### WORK INSTRUCTIONS
Omit all pictures, then retype the data exactly as given.

[begin SUPPLIED MATERIAL]

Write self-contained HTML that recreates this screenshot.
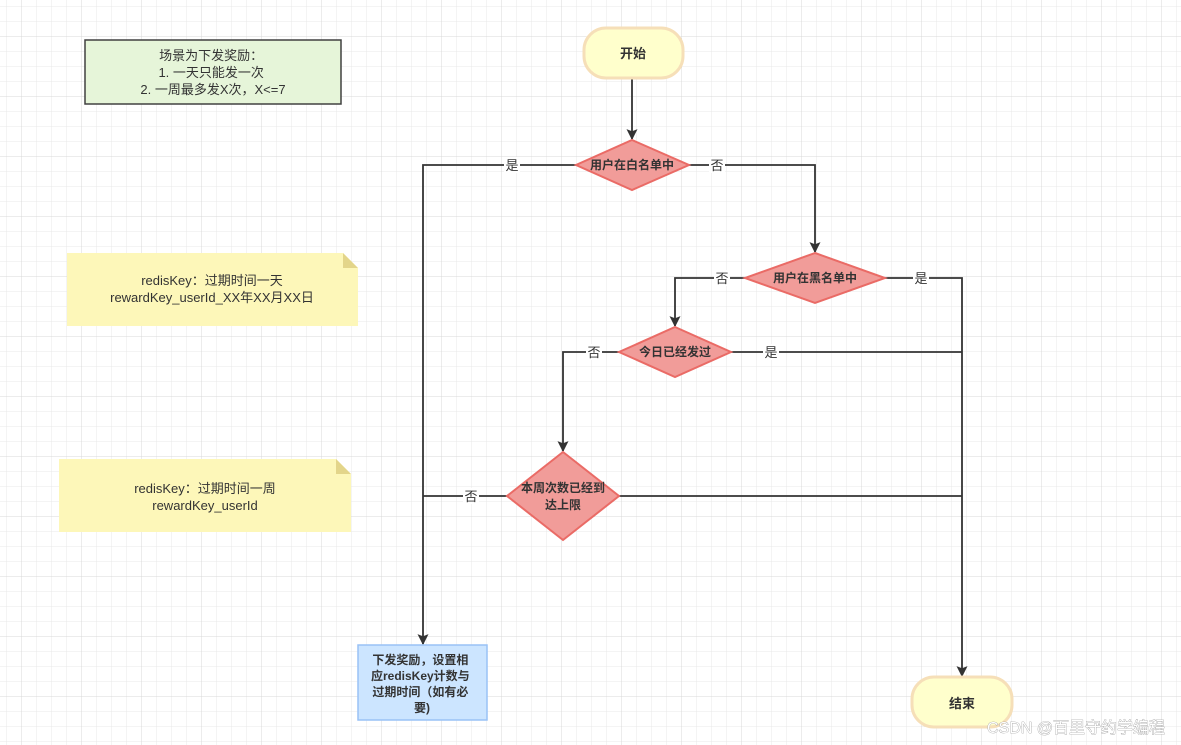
<!DOCTYPE html>
<html><head><meta charset="utf-8"><style>
html,body{margin:0;padding:0;background:#fff;}
svg{display:block;font-family:"Liberation Sans","Noto Sans CJK SC",sans-serif;}
</style></head><body>
<svg width="1181" height="745" viewBox="0 0 1181 745" xmlns="http://www.w3.org/2000/svg">
<defs>
<pattern id="g" x="7" y="7" width="15" height="15" patternUnits="userSpaceOnUse">
<path d="M15 0V15M0 15H15" fill="none" stroke="#e8e8e8" stroke-width="1"/>
</pattern>
<pattern id="G" x="22" y="37" width="60" height="60" patternUnits="userSpaceOnUse">
<path d="M60 0V60M0 60H60" fill="none" stroke="#d8d8d8" stroke-width="1"/>
</pattern>
<marker id="a" viewBox="0 0 10 10" refX="9" refY="5" markerWidth="12" markerHeight="11" orient="auto" markerUnits="userSpaceOnUse">
<path d="M0 0L10 5L0 10L2 5Z" fill="#333"/>
</marker>
</defs>
<rect width="1181" height="745" fill="#fff"/>
<rect width="1181" height="745" fill="url(#g)"/>
<rect width="1181" height="745" fill="url(#G)"/>

<rect x="85" y="40" width="256" height="64" fill="#e6f5d9" stroke="#404040" stroke-width="1.5"/>
<text font-size="13" fill="#333" text-anchor="middle">
<tspan x="213" y="60">场景为下发奖励：</tspan>
<tspan x="213" y="77">1. 一天只能发一次</tspan>
<tspan x="213" y="94">2. 一周最多发X次，X&lt;=7</tspan>
</text>
<path d="M67 253H343L358 268V326H67Z" fill="#fdf7b9"/>
<path d="M343 253L358 268H343Z" fill="#e3d58a"/>
<text font-size="13" fill="#333" text-anchor="middle"><tspan x="212" y="285">redisKey：过期时间一天</tspan><tspan x="212" y="302">rewardKey_userId_XX年XX月XX日</tspan></text>
<path d="M59 459H336L351 474V532H59Z" fill="#fdf7b9"/>
<path d="M336 459L351 474H336Z" fill="#e3d58a"/>
<text font-size="13" fill="#333" text-anchor="middle"><tspan x="205" y="493">redisKey：过期时间一周</tspan><tspan x="205" y="510">rewardKey_userId</tspan></text>

<g fill="none" stroke="#333" stroke-width="1.8">
<path d="M632 78V139" marker-end="url(#a)"/>
<path d="M576 165H423V644" marker-end="url(#a)"/>
<path d="M689 165H815V252" marker-end="url(#a)"/>
<path d="M745 278H675V326" marker-end="url(#a)"/>
<path d="M885 278H962V676" marker-end="url(#a)"/>
<path d="M619 352H563V451" marker-end="url(#a)"/>
<path d="M731 352H962"/>
<path d="M507 496H423"/>
<path d="M619 496H962"/>
</g>
<g font-size="13" fill="#333" text-anchor="middle">
<rect x="504" y="157" width="16" height="16" fill="#fff"/><text x="512" y="170">是</text>
<rect x="709" y="157" width="16" height="16" fill="#fff"/><text x="717" y="170">否</text>
<rect x="714" y="270" width="16" height="16" fill="#fff"/><text x="722" y="283">否</text>
<rect x="913" y="270" width="16" height="16" fill="#fff"/><text x="921" y="283">是</text>
<rect x="586" y="344" width="16" height="16" fill="#fff"/><text x="594" y="357">否</text>
<rect x="763" y="344" width="16" height="16" fill="#fff"/><text x="771" y="357">是</text>
<rect x="463" y="488" width="16" height="16" fill="#fff"/><text x="471" y="501">否</text>
</g>

<rect x="584" y="28" width="99" height="50" rx="22" fill="#ffffcc" stroke="#f6dfb8" stroke-width="3"/>
<text x="633" y="58" font-size="13" font-weight="bold" fill="#333" text-anchor="middle">开始</text>
<rect x="912" y="677" width="100" height="50" rx="22" fill="#ffffcc" stroke="#f6dfb8" stroke-width="3"/>
<text x="962" y="708" font-size="13" font-weight="bold" fill="#333" text-anchor="middle">结束</text>

<g fill="#f19c99" stroke="#ea6b66" stroke-width="2">
<path d="M632 140L689 165L632 190L576 165Z"/>
<path d="M815 253L885 278L815 303L745 278Z"/>
<path d="M675 327L731 352L675 377L619 352Z"/>
<path d="M563 452L619 496L563 540L507 496Z"/>
</g>
<g font-size="12" font-weight="bold" fill="#333" text-anchor="middle">
<text x="632" y="169">用户在白名单中</text>
<text x="815" y="282">用户在黑名单中</text>
<text x="675" y="356">今日已经发过</text>
<text x="563" y="492">本周次数已经到</text>
<text x="563" y="509">达上限</text>
</g>

<rect x="358" y="645" width="129" height="75" fill="#cce5ff" stroke="#99c2f5" stroke-width="1.5"/>
<text font-size="12" font-weight="bold" fill="#333" text-anchor="middle">
<tspan x="422" y="664">下发奖励，设置相</tspan>
<tspan x="422" y="680">应redisKey计数与</tspan>
<tspan x="422" y="696">过期时间（如有必</tspan>
<tspan x="422" y="712">要)</tspan>
</text>

<text x="1165" y="733" font-size="16" fill="#fff" stroke="#888" stroke-width="0.6" paint-order="stroke" text-anchor="end">CSDN @百里守约学编程</text>
</svg>
</body></html>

[end SUPPLIED MATERIAL]

### SOLVED EXERCISE
Write self-contained HTML that recreates this screenshot.
<!DOCTYPE html>
<html><head><meta charset="utf-8"><style>
html,body{margin:0;padding:0;background:#fff;}
svg{display:block;font-family:"Liberation Sans","Noto Sans CJK SC",sans-serif;}
</style></head><body>
<svg width="1181" height="745" viewBox="0 0 1181 745" xmlns="http://www.w3.org/2000/svg">
<defs>
<pattern id="g" x="7" y="7" width="15" height="15" patternUnits="userSpaceOnUse">
<path d="M15 0V15M0 15H15" fill="none" stroke="#e8e8e8" stroke-width="1"/>
</pattern>
<pattern id="G" x="22" y="37" width="60" height="60" patternUnits="userSpaceOnUse">
<path d="M60 0V60M0 60H60" fill="none" stroke="#d8d8d8" stroke-width="1"/>
</pattern>
<marker id="a" viewBox="0 0 10 10" refX="9" refY="5" markerWidth="12" markerHeight="11" orient="auto" markerUnits="userSpaceOnUse">
<path d="M0 0L10 5L0 10L2 5Z" fill="#333"/>
</marker>
</defs>
<rect width="1181" height="745" fill="#fff"/>
<rect width="1181" height="745" fill="url(#g)"/>
<rect width="1181" height="745" fill="url(#G)"/>

<rect x="85" y="40" width="256" height="64" fill="#e6f5d9" stroke="#404040" stroke-width="1.5"/>
<text font-size="13" fill="#333" text-anchor="middle">
<tspan x="213" y="60">场景为下发奖励：</tspan>
<tspan x="213" y="77">1. 一天只能发一次</tspan>
<tspan x="213" y="94">2. 一周最多发X次，X&lt;=7</tspan>
</text>
<path d="M67 253H343L358 268V326H67Z" fill="#fdf7b9"/>
<path d="M343 253L358 268H343Z" fill="#e3d58a"/>
<text font-size="13" fill="#333" text-anchor="middle"><tspan x="212" y="285">redisKey：过期时间一天</tspan><tspan x="212" y="302">rewardKey_userId_XX年XX月XX日</tspan></text>
<path d="M59 459H336L351 474V532H59Z" fill="#fdf7b9"/>
<path d="M336 459L351 474H336Z" fill="#e3d58a"/>
<text font-size="13" fill="#333" text-anchor="middle"><tspan x="205" y="493">redisKey：过期时间一周</tspan><tspan x="205" y="510">rewardKey_userId</tspan></text>

<g fill="none" stroke="#333" stroke-width="1.8">
<path d="M632 78V139" marker-end="url(#a)"/>
<path d="M576 165H423V644" marker-end="url(#a)"/>
<path d="M689 165H815V252" marker-end="url(#a)"/>
<path d="M745 278H675V326" marker-end="url(#a)"/>
<path d="M885 278H962V676" marker-end="url(#a)"/>
<path d="M619 352H563V451" marker-end="url(#a)"/>
<path d="M731 352H962"/>
<path d="M507 496H423"/>
<path d="M619 496H962"/>
</g>
<g font-size="13" fill="#333" text-anchor="middle">
<rect x="504" y="157" width="16" height="16" fill="#fff"/><text x="512" y="170">是</text>
<rect x="709" y="157" width="16" height="16" fill="#fff"/><text x="717" y="170">否</text>
<rect x="714" y="270" width="16" height="16" fill="#fff"/><text x="722" y="283">否</text>
<rect x="913" y="270" width="16" height="16" fill="#fff"/><text x="921" y="283">是</text>
<rect x="586" y="344" width="16" height="16" fill="#fff"/><text x="594" y="357">否</text>
<rect x="763" y="344" width="16" height="16" fill="#fff"/><text x="771" y="357">是</text>
<rect x="463" y="488" width="16" height="16" fill="#fff"/><text x="471" y="501">否</text>
</g>

<rect x="584" y="28" width="99" height="50" rx="22" fill="#ffffcc" stroke="#f6dfb8" stroke-width="3"/>
<text x="633" y="58" font-size="13" font-weight="bold" fill="#333" text-anchor="middle">开始</text>
<rect x="912" y="677" width="100" height="50" rx="22" fill="#ffffcc" stroke="#f6dfb8" stroke-width="3"/>
<text x="962" y="708" font-size="13" font-weight="bold" fill="#333" text-anchor="middle">结束</text>

<g fill="#f19c99" stroke="#ea6b66" stroke-width="2">
<path d="M632 140L689 165L632 190L576 165Z"/>
<path d="M815 253L885 278L815 303L745 278Z"/>
<path d="M675 327L731 352L675 377L619 352Z"/>
<path d="M563 452L619 496L563 540L507 496Z"/>
</g>
<g font-size="12" font-weight="bold" fill="#333" text-anchor="middle">
<text x="632" y="169">用户在白名单中</text>
<text x="815" y="282">用户在黑名单中</text>
<text x="675" y="356">今日已经发过</text>
<text x="563" y="492">本周次数已经到</text>
<text x="563" y="509">达上限</text>
</g>

<rect x="358" y="645" width="129" height="75" fill="#cce5ff" stroke="#99c2f5" stroke-width="1.5"/>
<text font-size="12" font-weight="bold" fill="#333" text-anchor="middle">
<tspan x="422" y="664">下发奖励，设置相</tspan>
<tspan x="422" y="680">应redisKey计数与</tspan>
<tspan x="422" y="696">过期时间（如有必</tspan>
<tspan x="422" y="712">要)</tspan>
</text>

<text x="1165" y="733" font-size="16" fill="#fff" stroke="#888" stroke-width="0.6" paint-order="stroke" text-anchor="end">CSDN @百里守约学编程</text>
</svg>
</body></html>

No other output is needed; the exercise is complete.